24. Беспрерывные споры и разговоры с славянами много способствовали, с прошлого года, к уяснению вопроса, и добросовестность обеих сторон сделала большие уступки, образовавшие мнение более основательное, нежели чистая мечтательность славян и гордое презрение ультраоксидентных.
Главная ошибка их, что, веря (и не без основания) в огромное будущее славян как того племени, которое имеет призвание своею непосредственностию соответствовать высшему, логическо-историческому вопросу, выработанному Европой, они хотят и в самом младенчестве его видеть что-то высшее европейского развития, как будто возможность будущего значит превосходство над действительностию развитою и осуществившей свое призвание. Впрочем, я собираюсь об этом писать целую статью. Движенье умственное, беспокойное, ищущее разрешений, говорящее в Москве, усиливается очевидно. Страшно думать, что, когда эту деятельность хорошенько разглядят, развеют опять по лицу России всех порядочных людей.
25. Террор. Какая-то страшная туча собирается над головами людей, вышедших из толпы. Страшно подумать; люди совершенно невинные, не имеющие ни практической прямой цели, не принадлежащие ни к какой ассоциации, могут быть уничтожены, раздавлены, казнены за какой-то образ мыслей, которого они не знают, который иметь или не иметь не состоит в воле человека и который остановить они не могут.
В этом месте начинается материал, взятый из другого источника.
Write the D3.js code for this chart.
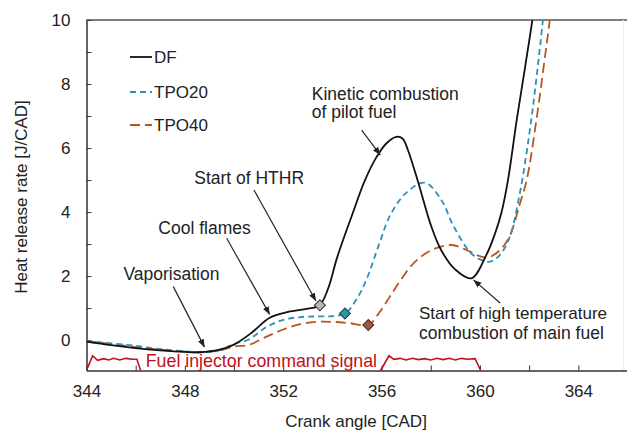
<!DOCTYPE html>
<html><head><meta charset="utf-8">
<script src="https://cdn.jsdelivr.net/npm/d3@7"></script>
<style>
html,body{margin:0;padding:0;background:#fff;}
svg text{font-family:"Liberation Sans",Arial,sans-serif;fill:#222;}
</style></head>
<body><svg id="c" width="627" height="430"></svg>
<script>
// ---- data ----
const dfCad  = [344,345,346,347,348,348.6,349.4,350.0,350.7,351.45,352.2,353.0,353.48,353.82,354.2,354.83,355.3,355.78,356.2,356.6,356.85,357.07,357.5,358.0,358.43,359.0,359.65,360.26,360.6,360.87,361.14,361.5,361.85,362.13,362.4];
const dfVal  = [-0.05,-0.16,-0.25,-0.32,-0.37,-0.38,-0.3,-0.14,0.22,0.7,0.88,0.98,1.09,1.6,2.6,3.97,4.95,5.7,6.15,6.35,6.3,5.94,4.9,3.6,2.8,2.2,1.93,2.66,3.3,3.97,5.0,6.9,8.6,10,11.6];
const tpo20Cad = [344,345,346,347,348,348.6,349.4,350.0,350.6,351.3,352.0,352.7,353.4,354.0,354.52,355.0,355.38,355.9,356.35,357.0,357.75,358.43,358.9,359.58,360.0,360.4,360.8,361.2,361.6,362.0,362.3,362.56,362.8];
const tpo20Val = [-0.03,-0.1,-0.18,-0.28,-0.35,-0.38,-0.32,-0.12,0.02,0.4,0.63,0.72,0.74,0.75,0.83,1.3,1.88,3.0,3.9,4.6,4.92,4.38,3.6,2.76,2.52,2.45,2.65,3.2,4.5,6.4,8.2,10,11.8];
const tpo40Cad = [344,345,346,347,348,348.6,349.4,350.0,350.6,351.3,352.0,352.7,353.4,354.0,354.7,355.46,355.9,356.33,356.73,357.3,358.0,358.84,359.5,360.0,360.33,360.8,361.2,361.6,361.9,362.3,362.6,362.84,363.1];
const tpo40Val = [-0.03,-0.12,-0.22,-0.3,-0.36,-0.38,-0.33,-0.2,-0.15,0.1,0.33,0.5,0.57,0.57,0.53,0.47,0.85,1.35,1.82,2.4,2.8,2.97,2.8,2.62,2.58,2.8,3.23,4.2,5.0,6.9,8.6,10,11.8];
const sig1Cad = [344.0,344.25,344.45,344.7,344.9,345.1,345.35,345.6,345.85,346.05,346.2];
const sig1Val = [-0.95,-0.49,-0.63,-0.58,-0.62,-0.57,-0.62,-0.57,-0.6,-0.6,-0.95];
const sig2Cad = [355.96,356.3,356.5,356.75,357.0,357.25,357.5,357.75,358.0,358.25,358.5,358.75,359.0,359.25,359.5,359.8,360.03];
const sig2Val = [-0.95,-0.49,-0.6,-0.57,-0.62,-0.57,-0.61,-0.58,-0.62,-0.57,-0.61,-0.57,-0.62,-0.57,-0.6,-0.58,-0.95];
const markCad = [353.49,354.51,355.46];
const markVal = [1.09,0.83,0.47];
const seriesNames = ["DF","TPO20","TPO40"];
const xMajor = [344,348,352,356,360,364];
const xMinor = [346,350,354,358,362];
const yMajor = [0,2,4,6,8,10];
const yMinor = [1,3,5,7,9];

// ---- scales ----
const svg = d3.select("#c");
const x = d3.scaleLinear().domain([344,366]).range([86.5,627.5]);
const y = d3.scaleLinear().domain([-0.95,10]).range([370.5,20]);
const colors = ["#111","#2f8fb5","#b8561e"];
const dashes = [null,"6,4","10,5"];
const markFill = ["#b8b8b8","#1b9fb0","#a5573a"];

svg.append("defs").append("clipPath").attr("id","clip")
  .append("rect").attr("x",86.5).attr("y",20).attr("width",541).attr("height",350.5);
const mk = svg.select("defs").append("marker").attr("id","arr")
  .attr("viewBox","0 0 10 10").attr("refX",10).attr("refY",5)
  .attr("markerWidth",8).attr("markerHeight",8).attr("markerUnits","userSpaceOnUse")
  .attr("orient","auto");
mk.append("path").attr("d","M0,1 L10,5 L0,9 Z").attr("fill","#222");

// borders
svg.append("line").attr("x1",x(344)).attr("x2",627).attr("y1",y(10)).attr("y2",y(10)).attr("stroke","#555").attr("stroke-width",1.5);
svg.append("line").attr("x1",623.5).attr("x2",623.5).attr("y1",y(10)).attr("y2",y(-0.95)).attr("stroke","#eee").attr("stroke-width",1);

// axes with inward ticks
const xAxis = svg.append("g").attr("transform",`translate(0,${y(-0.95)})`)
  .call(d3.axisBottom(x).tickValues(xMajor).tickSizeInner(-5).tickSizeOuter(0).tickPadding(16).tickFormat(d3.format("d")));
svg.append("g").attr("transform",`translate(0,${y(-0.95)})`)
  .call(d3.axisBottom(x).tickValues(xMinor).tickSizeInner(-5).tickSizeOuter(0).tickFormat(""))
  .select(".domain").remove();
const yAxis = svg.append("g").attr("transform",`translate(${x(344)},0)`)
  .call(d3.axisLeft(y).tickValues(yMajor).tickSizeInner(-5).tickSizeOuter(0).tickPadding(16).tickFormat(d3.format("d")));
svg.append("g").attr("transform",`translate(${x(344)},0)`)
  .call(d3.axisLeft(y).tickValues(yMinor).tickSizeInner(-5).tickSizeOuter(0).tickFormat(""))
  .select(".domain").remove();
svg.selectAll(".domain").attr("stroke","#333").attr("stroke-width",1.5);
svg.selectAll(".tick line").attr("stroke","#333").attr("stroke-width",1);
svg.selectAll(".tick text").attr("font-size",17).attr("fill","#222").attr("font-family","Liberation Sans, Arial, sans-serif");
xAxis.selectAll(".tick text").attr("dy","0.71em").attr("y",14);

svg.append("text").attr("x",356).attr("y",427).attr("text-anchor","middle").attr("font-size",17).text("Crank angle [CAD]");
svg.append("text").attr("transform","translate(27,197) rotate(-90)").attr("text-anchor","middle").attr("font-size",17).text("Heat release rate [J/CAD]");

// lines
const plot = svg.append("g").attr("clip-path","url(#clip)");
const line = d3.line().x(d=>x(d[0])).y(d=>y(d[1])).curve(d3.curveCatmullRom.alpha(0.5));
const series = [[dfCad,dfVal],[tpo20Cad,tpo20Val],[tpo40Cad,tpo40Val]];
[2,1,0].forEach(i=>{
  const pts = series[i][0].map((c,j)=>[c,series[i][1][j]]);
  plot.append("path").attr("d",line(pts)).attr("fill","none")
    .attr("stroke",colors[i]).attr("stroke-width",1.8)
    .attr("stroke-dasharray",dashes[i]);
});
const sigLine = d3.line().x(d=>x(d[0])).y(d=>y(d[1])).curve(d3.curveLinear);
[[sig1Cad,sig1Val],[sig2Cad,sig2Val]].forEach(s=>{
  plot.append("path").attr("d",sigLine(s[0].map((c,j)=>[c,s[1][j]])))
    .attr("fill","none").attr("stroke","#c0101a").attr("stroke-width",1.6);
});

// annotations (arrows point at data positions)
function arrow(c0,v0,c1,v1){
  svg.append("line").attr("x1",x(c0)).attr("y1",y(v0)).attr("x2",x(c1)).attr("y2",y(v1))
    .attr("stroke","#222").attr("stroke-width",1.2).attr("marker-end","url(#arr)");
}
arrow(355.19,6.56,355.95,5.78);
arrow(350.81,4.69,353.33,1.22);
arrow(349.70,3.18,351.45,0.8);
arrow(347.53,1.67,348.8,-0.22);
arrow(360.82,1.16,359.74,1.88);

// markers
markCad.forEach((c,i)=>{
  svg.append("path").attr("d",d3.symbol().type(d3.symbolSquare).size(60)())
    .attr("transform",`translate(${x(c)},${y(markVal[i])}) rotate(45)`)
    .attr("fill",markFill[i]).attr("stroke","#333").attr("stroke-width",1);
});

function txt(c,v,s,fs,fill){
  svg.append("text").attr("x",x(c)).attr("y",y(v)).attr("font-size",fs).style("fill",fill||"#222").text(s);
}
txt(353.16,7.5,"Kinetic combustion",17.5);
txt(353.16,6.93,"of pilot fuel",17.5);
txt(348.38,4.87,"Start of HTHR",17.5);
txt(346.92,3.33,"Cool flames",17.5);
txt(345.5,1.89,"Vaporisation",17.5);
txt(357.52,0.65,"Start of high temperature",17);
txt(357.52,0.03,"combustion of main fuel",17.5);
txt(346.41,-0.83,"Fuel injector command signal",17.8,"#c0101a");

// legend
const legY = [57,92,125];
seriesNames.forEach((n,i)=>{
  svg.append("line").attr("x1",130).attr("x2",152).attr("y1",legY[i]).attr("y2",legY[i])
    .attr("stroke",colors[i]).attr("stroke-width",1.8).attr("stroke-dasharray",dashes[i]);
  svg.append("text").attr("x",154).attr("y",legY[i]+6).attr("font-size",17).text(n);
});
</script></body></html>
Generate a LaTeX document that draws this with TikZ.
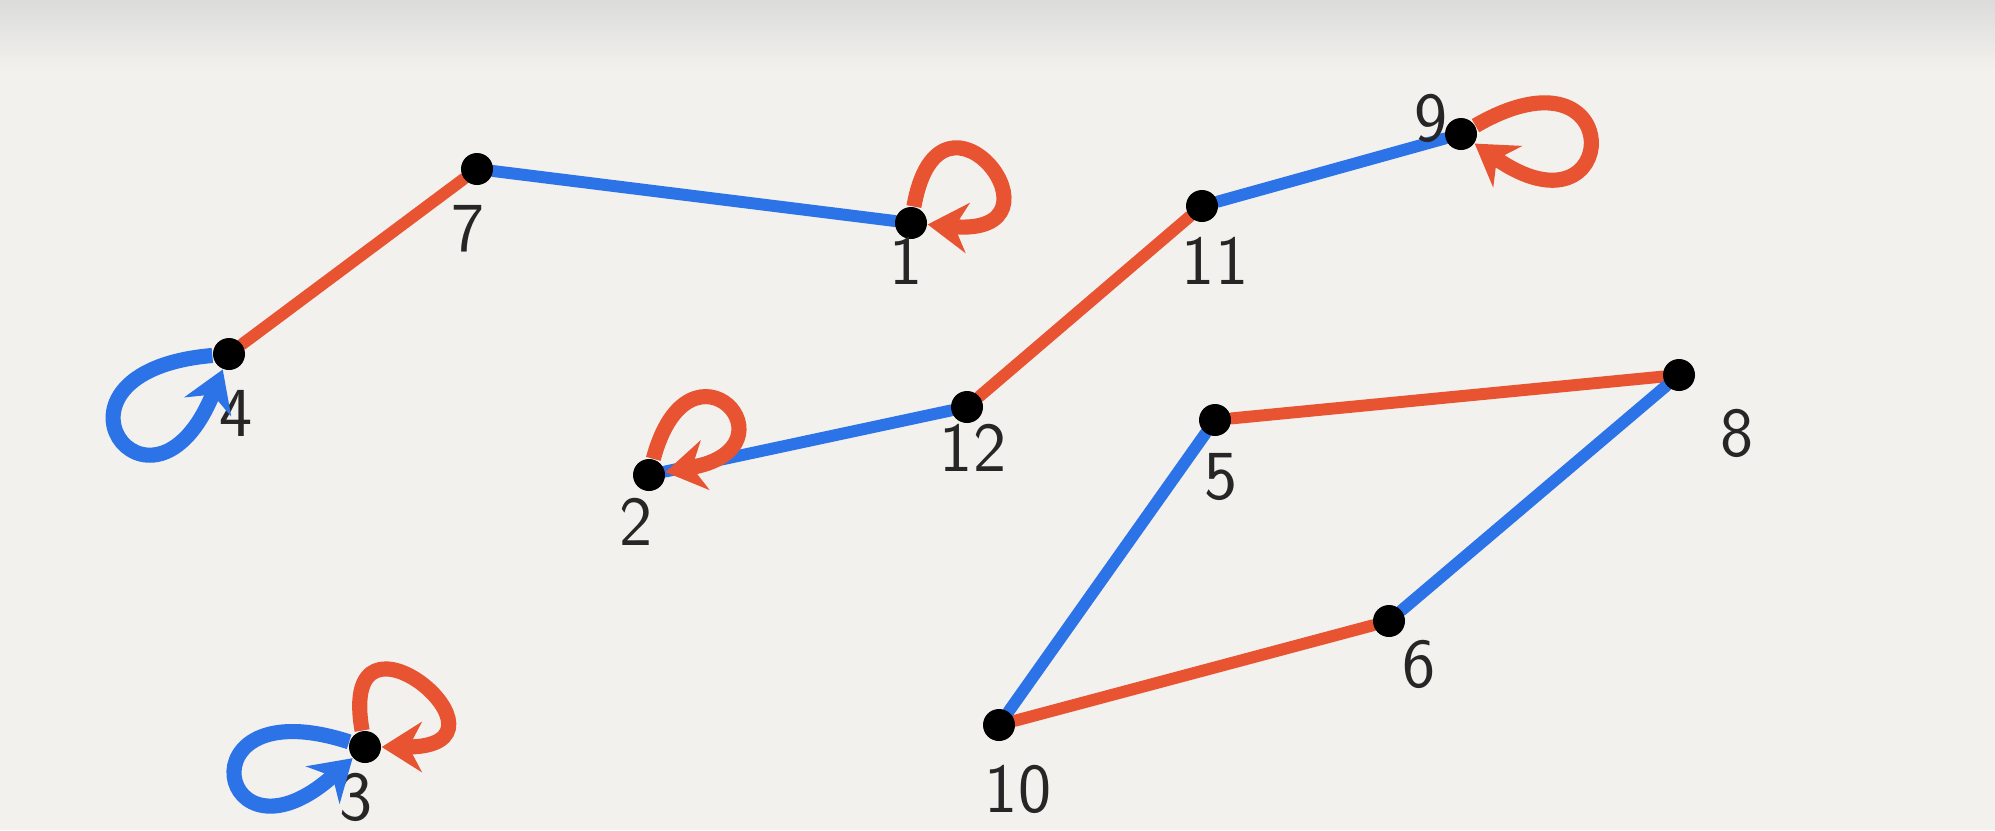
\documentclass[tikz,border=0pt]{standalone}
\usepackage{xcolor}
\usepackage{tikz}
\usetikzlibrary{arrows.meta,backgrounds}

\definecolor{paper}{RGB}{242,241,237}
\definecolor{myred}{RGB}{232,84,50}
\definecolor{myblue}{RGB}{45,115,232}

\tikzset{
	vertex/.style={circle,fill=black,inner sep=0pt,minimum size=3.2mm},
	lbl/.style={font=\sffamily\fontsize{20}{24}\selectfont,text=black!85},
	redline/.style={draw=myred,line width=3.4pt,line cap=round},
	blueline/.style={draw=myblue,line width=3.4pt,line cap=round},
	redloop/.style={draw=myred,line width=4.3pt,-{Stealth[length=4mm,width=5mm]}},
	blueloop/.style={draw=myblue,line width=4.3pt,-{Stealth[length=4mm,width=5mm]}}
}

\begin{document}
\begin{tikzpicture}

	\useasboundingbox (0,0) rectangle (19.95,8.3);

	\node[vertex] (7) at (4.77,6.61) {};
	\node[vertex] (1) at (9.11,6.07) {};
	\node[vertex] (4) at (2.29,4.76) {};
	\node[vertex] (9) at (14.61,6.96) {};
	\node[vertex] (11) at (12.02,6.24) {};
	\node[vertex] (12) at (9.67,4.23) {};
	\node[vertex] (2) at (6.49,3.55) {};
	\node[vertex] (5) at (12.15,4.10) {};
	\node[vertex] (8) at (16.79,4.55) {};
	\node[vertex] (6) at (13.89,2.09) {};
	\node[vertex] (10) at (9.99,1.05) {};
	\node[vertex] (3) at (3.65,0.83) {};

	\node[lbl] (l7) at (4.68,6.01) {7};
	\node[lbl] (l1) at (9.06,5.69) {1};
	\node[lbl] (l4) at (2.36,4.17) {4};
	\node[lbl] (l9) at (14.31,7.12) {9};
	\node[lbl] (l11) at (12.15,5.69) {11};
	\node[lbl] (l12) at (9.73,3.82) {12};
	\node[lbl] (l2) at (6.36,3.08) {2};
	\node[lbl] (l5) at (12.21,3.53) {5};
	\node[lbl] (l8) at (17.37,3.97) {8};
	\node[lbl] (l6) at (14.19,1.66) {6};
	\node[lbl] (l10) at (10.18,0.41) {10};
	\node[lbl] (l3) at (3.56,0.33) {3};

	\begin{scope}[on background layer]
	% paper
	\fill[paper] (0,0) rectangle (19.95,8.3);
	\shade[top color=black!14,bottom color=paper] (0,7.6) rectangle (19.95,8.3);

	\draw[redline] (4)--(7);
	\draw[blueline] (7)--(1);
	\draw[blueline] (11)--(9);
	\draw[redline] (12)--(11);
	\draw[blueline] (2)--(12);
	\draw[redline] (5)--(8);
	\draw[blueline] (8)--(6);
	\draw[redline] (6)--(10);
	\draw[blueline] (10)--(5);
	\end{scope}

	% loops
	\draw[redloop] (1) to[out=80,in=-5,min distance=1.5cm] (1);
	\draw[redloop] (9) to[out=30,in=-35,min distance=1.8cm] (9);
	\draw[redloop] (2) to[out=75,in=10,min distance=1.4cm] (2);
	\draw[blueloop] (4) to[out=185,in=248,min distance=1.9cm] (4);
	\draw[blueloop] (3) to[out=162,in=222,min distance=1.8cm] (3);
	\draw[redloop] (3) to[out=100,in=0,min distance=1.5cm] (3);

\end{tikzpicture}
\end{document}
Противники мысли об экспатриации советуют ехать подобру да поздорову. Строганов, испуганный, преследует порядочных профессоров требованием иначе читать, они хотят бежать из Москвы, искать службы в других университетах. Что-то будет? Удар не минует моей головы, меня знают они давно, Впрочем, я на все готов. А кажется, в самом деле лучше бы ехать, только не тогда, когда другие ждут цепей, – félonie![340]